In an environment that is "human-capital" intensive, a thorough resource analysis can be extremely difficult, but is absolutely critical. Personnel are pulled in many different directions, working on new development as well as routine maintenance, user support and training tasks. These undertakings are neither predictable nor repetitive. Proper planning, including reassignment of daily tasks for key project personnel, is a must. Whether dedicated to the project full time or not, involvement in a new undertaking will require time away from routine work. If program management professionals are put in place, the shifts in existing tasks can often be minimized.
Cost Analysis. Enterprisewide network upgrade projects are a significant investment for any organization. The overall budget for such a major undertaking must be broken down to a level of detail that can be tracked, and then broken down into each of the project components. Long-term goals and intermediary goals are established and baselined, and progress is measured against the baselines. The cost analysis should provide immediate visibility of any area that is exceeding the planned budget, and enable the organization to make adjustments before an overrun in one area causes other schedule, resource and budget problems.
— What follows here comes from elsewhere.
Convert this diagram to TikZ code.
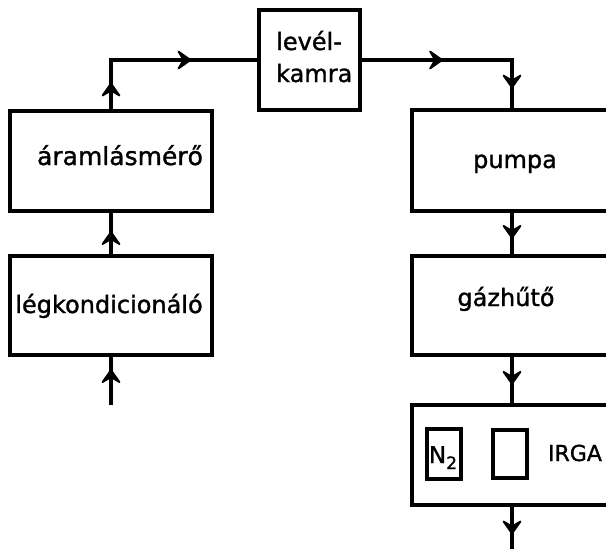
\documentclass[tikz,border=0pt]{standalone}
\usepackage{fontspec}
\setmainfont[FakeBold=1.2]{DejaVu Sans}
\usetikzlibrary{arrows.meta,decorations.markings}
\newcommand\flowhead{\filldraw[line width=1.8pt,line join=round] (1pt,0pt) -- (-11pt,8.5pt) -- (-6pt,0pt) -- (-11pt,-8.5pt) -- cycle;}
\begin{document}
\begin{tikzpicture}[x=1pt,y=-1pt,
  box/.style={draw,line width=3.2pt,inner sep=0pt},
  flow/.style={line width=3.2pt},
  mkone/.style={postaction={decorate},decoration={markings,mark=at position #1 with {\flowhead}}},
  mktwo/.style 2 args={postaction={decorate},decoration={markings,mark=at position #1 with {\flowhead},mark=at position #2 with {\flowhead}}},
  lbl/.style={inner sep=0pt,anchor=base,font=\fontsize{24}{32}\selectfont}
]
\useasboundingbox (0,0) rectangle (606,549);
\fill[white] (0,0) rectangle (606,549);
\clip (0,0) rectangle (606,549);

% boxes
\node[box,minimum width=101pt,minimum height=100pt] (kamra) at (309.5,60) {};
\node[lbl,anchor=base west] (kamrat1) at (276,50) {levél-};
\node[lbl,anchor=base west] (kamrat2) at (276,82) {kamra};
\node[box,minimum width=202pt,minimum height=100pt] (aram) at (111,161) {};
\node[lbl,font=\fontsize{25}{32}\selectfont] (aramt) at (120,165) {áramlásmérő};
\node[box,minimum width=202pt,minimum height=99pt] (legk) at (111,305.5) {};
\node[lbl] (legkt) at (109,313) {légkondicionáló};

\node[box,minimum width=200pt,minimum height=101pt] (pumpa) at (512,160.5) {};
\node[lbl] (pumpat) at (515,168) {pumpa};
\node[box,minimum width=200pt,minimum height=99pt] (gazh) at (512,305.5) {};
\node[lbl] (gazht) at (506,306) {gázhűtő};
\node[box,minimum width=200pt,minimum height=100pt] (irga) at (512,455) {};
\node[box,minimum width=34pt,minimum height=50pt] (n2) at (444,454) {};
\node[lbl,font=\fontsize{23}{26}\selectfont] (n2t) at (443,463) {N\raisebox{-6pt}{\fontsize{17}{17}\selectfont 2}};
\node[box,minimum width=34pt,minimum height=48pt] (empty) at (510,454) {};
\node[lbl,font=\fontsize{22}{26}\selectfont] (irgat) at (575,461) {IRGA};

\coordinate (in) at (111,405);
\coordinate (out) at (512,552);

% connectors
\draw[flow,mktwo={0.127}{0.653}] (aram.north) |- (kamra.west);
\draw[flow,mktwo={0.4}{0.89}] (kamra.east) -| (pumpa.north);
\draw[flow,mkone=0.51] (legk.north) -- (aram.south);
\draw[flow,mkone=0.7] (in) -- (legk.south);
\draw[flow,mkone=0.58] (pumpa.south) -- (gazh.north);
\draw[flow,mkone=0.56] (gazh.south) -- (irga.north);
\draw[flow,mkone=0.57] (irga.south) -- (out);
\end{tikzpicture}
\end{document}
The Management Process. The program management process builds in periodic reviews, designed to keep all key stakeholders involved and contributing to overall program direction. Networked diagrams are created that indicate tasks and dependencies, so that project leaders can validate the task relationships and ensure that the plan is an accurate reflection of the program they are undertaking. This baselined plan is agreed upon by all key parties, and is then used by the program management expert to help project leaders measure progress against the plan.
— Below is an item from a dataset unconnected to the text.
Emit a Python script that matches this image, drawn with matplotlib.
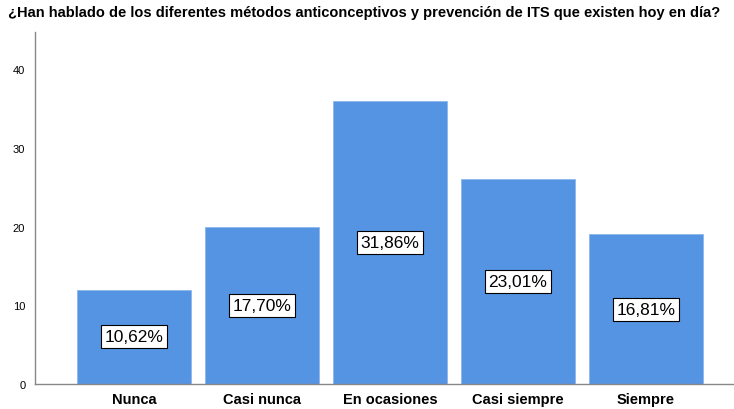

At the program management reviews, key stakeholders check task progress on a regular basis in the context of the overall program. Status reports provide visibility of the hot spots, and this information is reported back to the project leaders so that appropriate actions can be taken – including re-allocation of resources, re-prioritization of goals, milestone management or the allotment of additional resources.
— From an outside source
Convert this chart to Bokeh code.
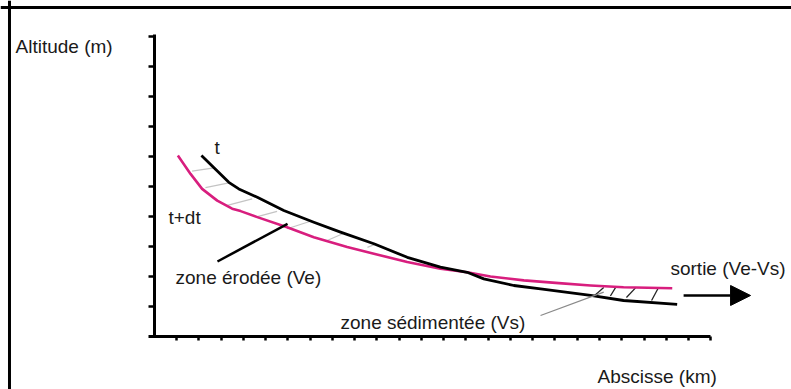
import numpy as np
from bokeh.plotting import figure
from bokeh.models import (LinearAxis, FixedTicker, Label, Span, Arrow, NormalHead,
                          Range1d, CustomJSTickFormatter)
from bokeh.embed import file_html
from bokeh.resources import INLINE

# ---------------- data (abscissa in tick units, altitude in tick units) ----------------
t_x = [2.11, 3.34, 3.79, 4.62, 5.81, 7.16, 8.36, 9.86, 11.36, 12.85, 14.05, 14.80,
       16.15, 17.35, 19.60, 21.08, 23.49]
t_y = [6.03, 5.14, 4.92, 4.64, 4.20, 3.81, 3.48, 3.09, 2.64, 2.31, 2.14, 1.92,
       1.70, 1.59, 1.37, 1.20, 1.07]

tdt_x = [1.05, 1.62, 2.14, 2.82, 3.49, 3.87, 4.62, 5.96, 7.16, 8.66, 9.86, 11.36,
         12.85, 14.05, 15.10, 16.60, 18.17, 19.60, 21.08, 23.27]
tdt_y = [6.03, 5.42, 4.92, 4.53, 4.26, 4.18, 3.98, 3.64, 3.31, 2.98, 2.76, 2.48,
         2.26, 2.14, 2.00, 1.87, 1.78, 1.70, 1.64, 1.61]

# hatching of the eroded zone (t+dt -> t)
ero_x0 = [1.69, 2.29, 3.27, 4.54, 5.96, 7.76, 9.57]
ero_y0 = [5.51, 4.96, 4.37, 3.98, 3.59, 3.20, 2.97]
ero_x1 = [2.67, 3.34, 4.39, 5.51, 7.01, 8.51, 9.93]
ero_y1 = [5.62, 5.12, 4.59, 4.17, 3.84, 3.44, 3.08]

# hatching of the sedimented zone (t -> t+dt)
sed_x0 = [19.78, 20.49, 21.21, 22.34]
sed_y0 = [1.37, 1.35, 1.30, 1.20]
sed_x1 = [20.19, 20.72, 21.62, 22.63]
sed_y1 = [1.63, 1.63, 1.62, 1.60]

y_ticks = list(range(1, 11))
x_ticks = list(range(1, 26))

# ---------------- layout ----------------
W, H = 791, 389
X_RANGE = (-6.9213, 28.6292)
Y_RANGE = (-1.7667, 11.2)

FONT = "Liberation Sans"
FSIZE = "19px"
MAGENTA = "#d81e7e"

p = figure(width=W, height=H, output_backend="svg", toolbar_location=None,
           x_axis_location=None, y_axis_location=None,
           x_range=Range1d(*X_RANGE), y_range=Range1d(*Y_RANGE),
           min_border=0, min_border_left=0, min_border_right=0,
           min_border_top=0, min_border_bottom=0)
p.outline_line_color = None
p.background_fill_color = "white"
p.border_fill_color = "white"
p.xgrid.grid_line_color = None
p.ygrid.grid_line_color = None
p.xgrid.visible = False
p.ygrid.visible = False

blank = CustomJSTickFormatter(code="return ''")

yax = LinearAxis(fixed_location=0, ticker=FixedTicker(ticks=y_ticks), bounds=(0, 10.08),
                 formatter=blank, axis_line_width=3, axis_line_color="black",
                 major_tick_line_width=2.5, major_tick_out=6, major_tick_in=0,
                 minor_tick_line_color=None)
p.add_layout(yax, "left")

xax = LinearAxis(fixed_location=0, ticker=FixedTicker(ticks=x_ticks), bounds=(-0.27, 25),
                 formatter=blank, axis_line_width=3, axis_line_color="black",
                 major_tick_line_width=2.5, major_tick_out=4, major_tick_in=0,
                 minor_tick_line_color=None)
p.add_layout(xax, "below")

# frame of the figure (left and top edges)
p.add_layout(Span(location=-6.517, dimension="height",
                  line_color="black", line_width=3))
p.add_layout(Span(location=10.967, dimension="width",
                  line_color="black", line_width=3))

# hatching
p.segment(ero_x0, ero_y0, ero_x1, ero_y1, line_color="#c4c4c4", line_width=1.2)
p.segment(sed_x0, sed_y0, sed_x1, sed_y1, line_color="#222222", line_width=1.3)

# profiles
p.line(tdt_x, tdt_y, line_color=MAGENTA, line_width=2.6, line_join="round")
p.line(t_x, t_y, line_color="black", line_width=2.8, line_join="round")

# pointers
ann = {
    "ero_ptr": (2.83, 2.50, 5.98, 3.757),
    "sed_ptr": (17.35, 0.70, 20.19, 1.477),
    "arrow": (23.78, 1.367, 26.79, 1.367),
}
x0, y0, x1, y1 = ann["ero_ptr"]
p.segment([x0], [y0], [x1], [y1], line_color="black", line_width=2.5)
x0, y0, x1, y1 = ann["sed_ptr"]
p.segment([x0], [y0], [x1], [y1], line_color="#8a8a8a", line_width=1.3)
x0, y0, x1, y1 = ann["arrow"]
p.add_layout(Arrow(end=NormalHead(size=20, fill_color="black", line_color="black"),
                   x_start=x0, y_start=y0, x_end=x1, y_end=y1,
                   line_color="black", line_width=2.6))

labels = [
    ("Altitude (m)", -6.247, 9.65),
    ("t", 2.697, 6.30),
    ("t+dt", 0.629, 3.967),
    ("zone érodée (Ve)", 0.944, 1.967),
    ("zone sédimentée (Vs)", 8.36, 0.483),
    ("sortie (Ve-Vs)", 23.19, 2.267),
    ("Abscisse (km)", 19.91, -1.333),
]
for txt, lx, ly in labels:
    p.add_layout(Label(x=lx, y=ly, text=txt, text_font=FONT, text_font_size=FSIZE,
                       text_color="#1a1a1a", text_align="left",
                       text_baseline="alphabetic"))

open("out.html", "w").write(file_html(p, INLINE))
Executive Information System. The program management infrastructure can and should be used as an executive information management system, providing a high-level view of overall status, highlighting trouble spots and any open issues to focus executive attention on matters that need to be addressed.
Databases will be developed to capture issues and track for trends. Tasks that were not included in the project plan can be brought up and addressed in a systematic manner. A database provides a mechanism for tracking issues, ownership and progress towards resolution. Dates are assigned for a response time on each issue, and the information serves as a "lessons learned" data warehouse for future use.
Without systematic program management methodologies, a network upgrade can become a disaster that never ends, actually disrupting existing capabilities and failing to deliver bottomline business impact. Initiatives that were designed to boost productivity have the potential to spiral out of control, undermining existing network capabilities and damaging productivity.
Furthermore, failure to logically map costs and provide metrics against business objectives will drive significant future challenges for securing budgets and funding for similar projects. Program management provides the critical safety net, ensuring that the work undertaken supports high-level goals and that progress is made toward delivering those objectives.